* start Data section *

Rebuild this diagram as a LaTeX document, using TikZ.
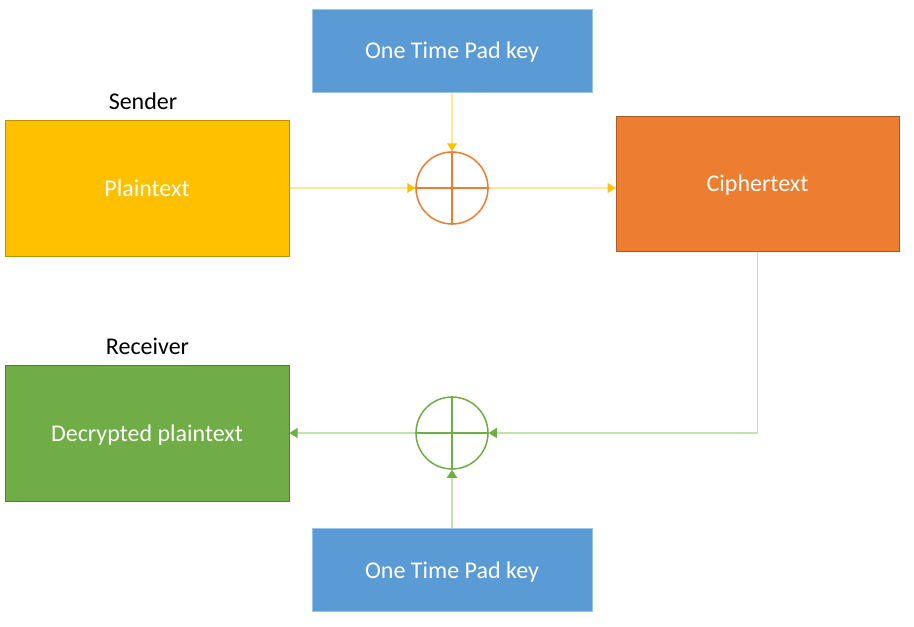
\documentclass[tikz,border=0pt]{standalone}
\usepackage{fontspec}
\setmainfont{Carlito}
\usetikzlibrary{arrows.meta}

\definecolor{keyblue}{HTML}{5B9BD5}
\definecolor{keyedge}{HTML}{9DC3E6}
\definecolor{plainyellow}{HTML}{FFC000}
\definecolor{plainedge}{HTML}{BF9000}
\definecolor{cipherorange}{HTML}{ED7D31}
\definecolor{cipheredge}{HTML}{AE5A21}
\definecolor{decgreen}{HTML}{70AD47}
\definecolor{decedge}{HTML}{507E32}
\definecolor{paleyellow}{HTML}{FFE699}
\definecolor{palegreen}{HTML}{C5E0B4}

\tikzset{
  block/.style={rectangle, inner sep=0pt, line width=1pt, text=white,
    text depth=0pt, font=\fontsize{24}{28}\selectfont},
  keybox/.style={block, fill=keyblue, draw=keyedge,
    minimum width=280pt, minimum height=83pt},
  xorop/.style={circle, draw, line width=1.5pt, minimum size=72pt, inner sep=0pt},
  role/.style={font=\fontsize{24}{28}\selectfont},
  enc/.style={line width=1.5pt, draw=paleyellow,
    -{Triangle[length=8pt,width=10pt,color=plainyellow]}},
  dec/.style={line width=1.5pt, draw=palegreen,
    -{Triangle[length=8pt,width=10pt,color=decgreen]}},
}

\begin{document}
\begin{tikzpicture}[x=1pt,y=-1pt]
    \useasboundingbox (0,0) rectangle (914,627);

    \node[keybox] (KEYA) at (452,50.5) {One Time Pad key};
    \node[block, fill=plainyellow, draw=plainedge,
      minimum width=284pt, minimum height=136pt] (PLAIN) at (147,188.5) {Plaintext};
    \node[block, fill=cipherorange, draw=cipheredge,
      minimum width=283pt, minimum height=135pt] (CIPHER) at (757.5,183.5) {Ciphertext};
    \node[block, fill=decgreen, draw=decedge,
      minimum width=284pt, minimum height=136pt] (DEC) at (147,433) {Decrypted plaintext};
    \node[keybox] (KEYB) at (452,570) {One Time Pad key};

    \node[role] (SENDER) at (143,101) {Sender};
    \node[role] (RECEIVER) at (147.5,346) {Receiver};

    \node[xorop, draw=cipherorange] (XORA) at (452,188) {};
    \node[xorop, draw=decgreen] (XORB) at (452,433) {};
    \draw [line width=1.5pt, cipherorange] (XORA.north) -- (XORA.south);
    \draw [line width=1.5pt, cipherorange] (XORA.west) -- (XORA.east);
    \draw [line width=1.5pt, decgreen] (XORB.north) -- (XORB.south);
    \draw [line width=1.5pt, decgreen] (XORB.west) -- (XORB.east);

    \draw [enc] (PLAIN.east |- XORA) -- (XORA.west);
    \draw [enc] (KEYA.south) -- (XORA.north);
    \draw [enc] (XORA.east) -- (XORA.east -| CIPHER.west);

    \draw [dec] (CIPHER.south) |- (XORB.east);
    \draw [dec] (XORB.west) -- (XORB.west -| DEC.east);
    \draw [dec] (KEYB.north) -- (XORB.south);
\end{tikzpicture}
\end{document}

* end Data section *

__Instructions to follow__
Quote the data above in full, leaving out the pictures it holds.

__Response for this exercise__
Rebuild this diagram as a LaTeX document, using TikZ.
\documentclass[tikz,border=0pt]{standalone}
\usepackage{fontspec}
\setmainfont{Carlito}
\usetikzlibrary{arrows.meta}

\definecolor{keyblue}{HTML}{5B9BD5}
\definecolor{keyedge}{HTML}{9DC3E6}
\definecolor{plainyellow}{HTML}{FFC000}
\definecolor{plainedge}{HTML}{BF9000}
\definecolor{cipherorange}{HTML}{ED7D31}
\definecolor{cipheredge}{HTML}{AE5A21}
\definecolor{decgreen}{HTML}{70AD47}
\definecolor{decedge}{HTML}{507E32}
\definecolor{paleyellow}{HTML}{FFE699}
\definecolor{palegreen}{HTML}{C5E0B4}

\tikzset{
  block/.style={rectangle, inner sep=0pt, line width=1pt, text=white,
    text depth=0pt, font=\fontsize{24}{28}\selectfont},
  keybox/.style={block, fill=keyblue, draw=keyedge,
    minimum width=280pt, minimum height=83pt},
  xorop/.style={circle, draw, line width=1.5pt, minimum size=72pt, inner sep=0pt},
  role/.style={font=\fontsize{24}{28}\selectfont},
  enc/.style={line width=1.5pt, draw=paleyellow,
    -{Triangle[length=8pt,width=10pt,color=plainyellow]}},
  dec/.style={line width=1.5pt, draw=palegreen,
    -{Triangle[length=8pt,width=10pt,color=decgreen]}},
}

\begin{document}
\begin{tikzpicture}[x=1pt,y=-1pt]
    \useasboundingbox (0,0) rectangle (914,627);

    \node[keybox] (KEYA) at (452,50.5) {One Time Pad key};
    \node[block, fill=plainyellow, draw=plainedge,
      minimum width=284pt, minimum height=136pt] (PLAIN) at (147,188.5) {Plaintext};
    \node[block, fill=cipherorange, draw=cipheredge,
      minimum width=283pt, minimum height=135pt] (CIPHER) at (757.5,183.5) {Ciphertext};
    \node[block, fill=decgreen, draw=decedge,
      minimum width=284pt, minimum height=136pt] (DEC) at (147,433) {Decrypted plaintext};
    \node[keybox] (KEYB) at (452,570) {One Time Pad key};

    \node[role] (SENDER) at (143,101) {Sender};
    \node[role] (RECEIVER) at (147.5,346) {Receiver};

    \node[xorop, draw=cipherorange] (XORA) at (452,188) {};
    \node[xorop, draw=decgreen] (XORB) at (452,433) {};
    \draw [line width=1.5pt, cipherorange] (XORA.north) -- (XORA.south);
    \draw [line width=1.5pt, cipherorange] (XORA.west) -- (XORA.east);
    \draw [line width=1.5pt, decgreen] (XORB.north) -- (XORB.south);
    \draw [line width=1.5pt, decgreen] (XORB.west) -- (XORB.east);

    \draw [enc] (PLAIN.east |- XORA) -- (XORA.west);
    \draw [enc] (KEYA.south) -- (XORA.north);
    \draw [enc] (XORA.east) -- (XORA.east -| CIPHER.west);

    \draw [dec] (CIPHER.south) |- (XORB.east);
    \draw [dec] (XORB.west) -- (XORB.west -| DEC.east);
    \draw [dec] (KEYB.north) -- (XORB.south);
\end{tikzpicture}
\end{document}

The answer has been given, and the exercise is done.